The Clearing House Offers Recommendations for Volcker Rule Reform

In a comment letter to the OCC, TCH offers recommendations that would better help the Volcker Rule achieve its intended purpose of reducing risk and enhancing bank safety and soundness

 

FOR IMMEDIATE RELEASE

CONTACT:
Sean Oblack
202.649.4629

 

Washington, DC – September 22, 2017 – In a comment letter filed late yesterday with the Office of the Comptroller of the Currency, The Clearing House (TCH) made recommendations regarding how to more effectively implement the Volcker Rule to better promote lending, banking services, and vibrant capital markets while still ensuring it meets its objective of reducing risk and enhancing bank safety and soundness by restricting excessive risk-taking activities by banks and their affiliates.  TCH’s letter focuses on how the existing regulatory framework implementing the Volcker Rule has unnecessarily restricted the ability of banks to conduct certain traditional commercial banking businesses clearly outside the intended scope of the Volcker Rule. 

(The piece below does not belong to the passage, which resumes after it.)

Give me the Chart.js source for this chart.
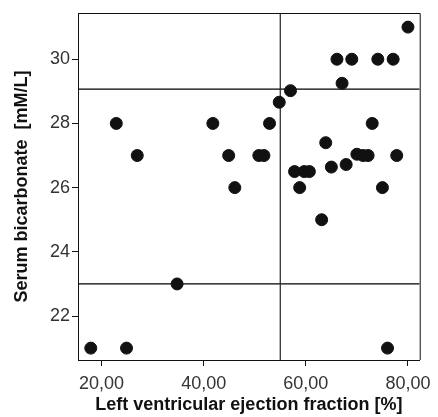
<!DOCTYPE html>
<html>
<head>
<meta charset="utf-8">
<script src="https://cdn.jsdelivr.net/npm/chart.js@4/dist/chart.umd.min.js"></script>
<style>
  html, body { margin: 0; padding: 0; background: #fff; }
  #wrap { width: 438px; height: 417px; }
</style>
</head>
<body>
<div id="wrap"><canvas id="scatterChart" width="438" height="417"></canvas></div>
<script>
// LVEF (%) vs serum bicarbonate (mM/L)
const lvef = [17.9, 22.9, 24.9, 27.0, 34.8, 41.8, 44.9, 46.1, 50.8, 51.8, 52.9, 54.8,
              57.0, 57.8, 58.8, 59.7, 60.7, 63.1, 63.9, 65.0, 66.1, 67.1, 67.9, 69.0,
              70.0, 71.2, 72.2, 73.0, 74.1, 75.0, 76.0, 77.1, 77.8, 80.0];
const bicarb = [21.0, 28.0, 21.0, 27.0, 23.0, 28.0, 27.0, 26.0, 27.0, 27.0, 28.0, 28.66,
                29.02, 26.5, 26.0, 26.5, 26.5, 25.0, 27.4, 26.64, 30.0, 29.25, 26.72, 30.0,
                27.04, 27.0, 27.0, 28.0, 30.0, 26.0, 21.0, 30.0, 27.0, 31.0];

const xTicks = [20, 40, 60, 80];
const yTicks = [22, 24, 26, 28, 30];

// cut-off lines
const cutX = 55;
const cutYLow = 23;
const cutYHigh = 29.07;

const xMin = 15.4, xMax = 82.3;
const yMin = 20.63, yMax = 31.44;

const points = lvef.map((v, i) => ({ x: v, y: bicarb[i] }));

// box round the plot area (top + right edges)
const frame = {
    id: 'frame',
    afterDraw(chart) {
        const a = chart.chartArea;
        const c = chart.ctx;
        c.save();
        c.strokeStyle = '#111';
        c.lineWidth = 1;
        c.beginPath();
        c.moveTo(a.left, a.top + 0.5);
        c.lineTo(a.right + 0.5, a.top + 0.5);
        c.lineTo(a.right + 0.5, a.bottom);
        c.stroke();
        c.restore();
    }
};

const refLine = (data, color) => ({
    type: 'line',
    data: data,
    borderColor: color,
    borderWidth: 1.2,
    pointRadius: 0,
    fill: false,
    order: 2,
});

new Chart(document.getElementById('scatterChart').getContext('2d'), {
    type: 'scatter',
    data: {
        datasets: [
            {
                data: points,
                backgroundColor: '#111',
                borderColor: '#111',
                pointRadius: 6,
                pointHoverRadius: 6,
                order: 1,
            },
            refLine([{ x: cutX, y: yMin }, { x: cutX, y: yMax }], '#222'),
            refLine([{ x: xMin, y: cutYLow }, { x: xMax, y: cutYLow }], '#000'),
            refLine([{ x: xMin, y: cutYHigh }, { x: xMax, y: cutYHigh }], '#000'),
        ],
    },
    options: {
        responsive: false,
        animation: false,
        layout: { padding: { top: 13, right: 15, left: 0, bottom: 0 } },
        plugins: { legend: { display: false }, tooltip: { enabled: false } },
        scales: {
            x: {
                type: 'linear',
                min: xMin,
                max: xMax,
                afterBuildTicks: s => { s.ticks = xTicks.map(v => ({ value: v })); },
                afterFit: s => { s.height = 57; },
                grid: { drawOnChartArea: false, drawTicks: true, tickLength: 6, color: '#111' },
                border: { color: '#111', width: 1 },
                ticks: {
                    color: '#333',
                    padding: 7,
                    font: { family: 'Liberation Sans, Arial, sans-serif', size: 18 },
                    callback: v => v.toFixed(2).replace('.', ','),
                },
                title: {
                    display: true,
                    text: 'Left ventricular ejection fraction [%]',
                    color: '#111',
                    padding: { top: 0, bottom: 1 },
                    font: { family: 'Liberation Sans, Arial, sans-serif', size: 18, weight: 'bold' },
                },
            },
            y: {
                type: 'linear',
                min: yMin,
                max: yMax,
                afterBuildTicks: s => { s.ticks = yTicks.map(v => ({ value: v })); },
                afterFit: s => { s.width = 78; },
                grid: { drawOnChartArea: false, drawTicks: true, tickLength: 6, color: '#111' },
                border: { color: '#111', width: 1 },
                ticks: {
                    color: '#333',
                    padding: 2,
                    font: { family: 'Liberation Sans, Arial, sans-serif', size: 18 },
                    callback: v => String(v),
                },
                title: {
                    display: true,
                    text: 'Serum bicarbonate  [mM/L]',
                    color: '#111',
                    padding: { top: 11, bottom: 0 },
                    font: { family: 'Liberation Sans, Arial, sans-serif', size: 18, weight: 'bold' },
                },
            },
        },
    },
    plugins: [frame],
});
</script>
</body>
</html>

“Modifying some of the overbroad definitions in the Volcker Rule would substantially simplify both implementation of, and compliance with the rule, without undermining its policy objectives of reducing risk and enhancing bank safety and soundness,” said Gregg Rozansky, Managing Director and Senior Associate General Counsel at The Clearing House.  “Our recommended modifications are wholly consistent—indeed, more consistent than the Final Rule itself—with the text and spirit of the statute which seeks to ban speculative proprietary trading and excessive risk taking.” 

As the letter highlights, a fundamental problem with the existing Volcker Rule is that a broad array of banking and risk-management activities that fall within the parameters of two key definitions included the rule -- “trading account” and “covered fund”.  As a consequence of the sweeping nature of these definitions, a wide range of banking, trading and funds-related activities -- not only speculative or excessive risk-taking activities that the statute was intended to target – are either prohibited or presumed to be prohibited unless proven otherwise.

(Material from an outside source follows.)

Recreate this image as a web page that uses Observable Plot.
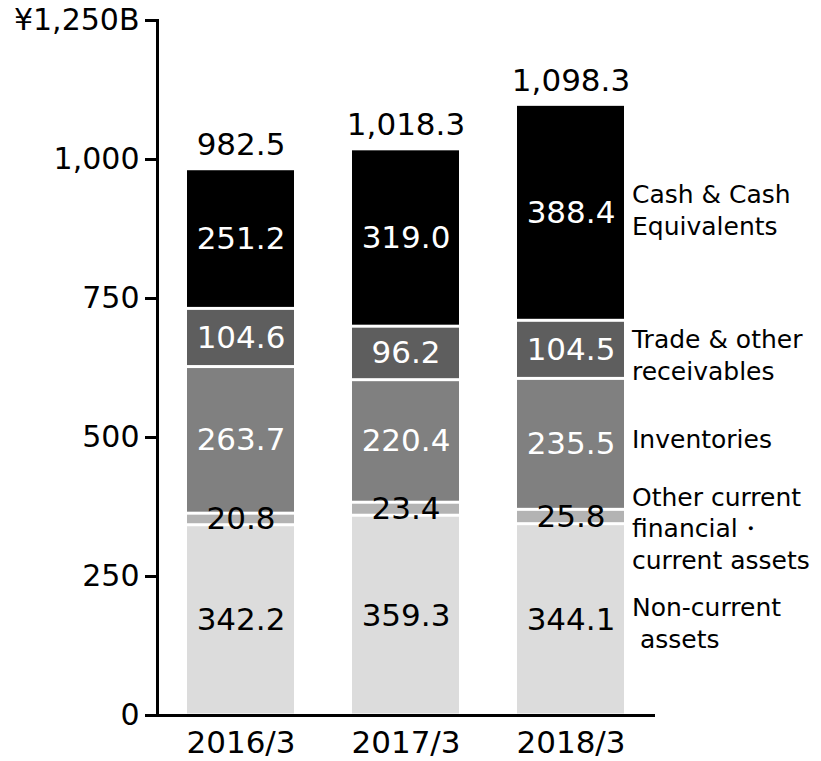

The comment letter includes an Annex describing several examples of the types of risk-management and core commercial banking activities either restricted or burdened by the Volcker Rule regulations.  These include activities such as managing a wide range of risks, lending and providing capital to businesses, providing custodial services to institutions, and asset management.

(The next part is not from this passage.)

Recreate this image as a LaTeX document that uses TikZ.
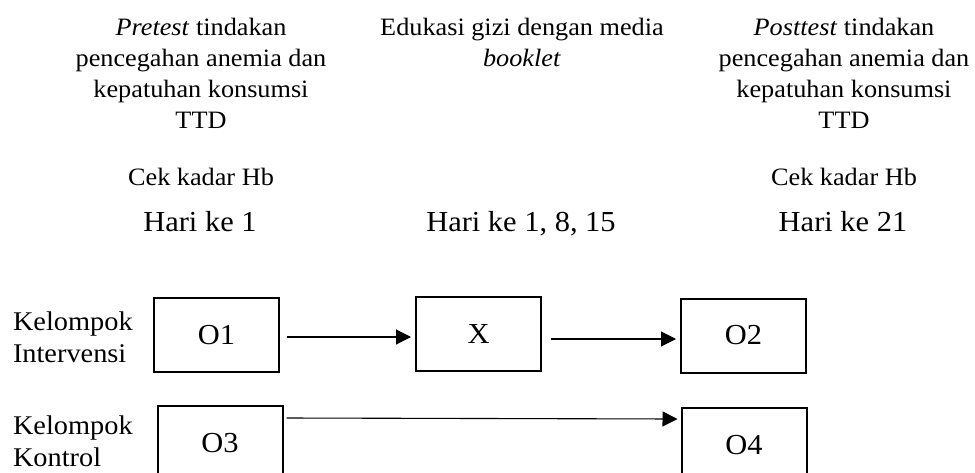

About The Clearing House.  The Clearing House is a banking association and payments company that is owned by the largest commercial banks and dates back to 1853.  The Clearing House Payments Company L.L.C. owns and operates core payments system infrastructure in the United States and is currently working to modernize that infrastructure by building a new, ubiquitous, real-time payment system.  The Payments Company is the only private-sector ACH and wire operator in the United States, clearing and settling nearly $2 trillion in U.S. dollar payments each day, representing half of all commercial ACH and wire volume.  Its affiliate, The Clearing House Association L.L.C., is a nonpartisan organization that engages in research, analysis, advocacy and litigation focused on financial regulation that supports a safe, sound and competitive banking system.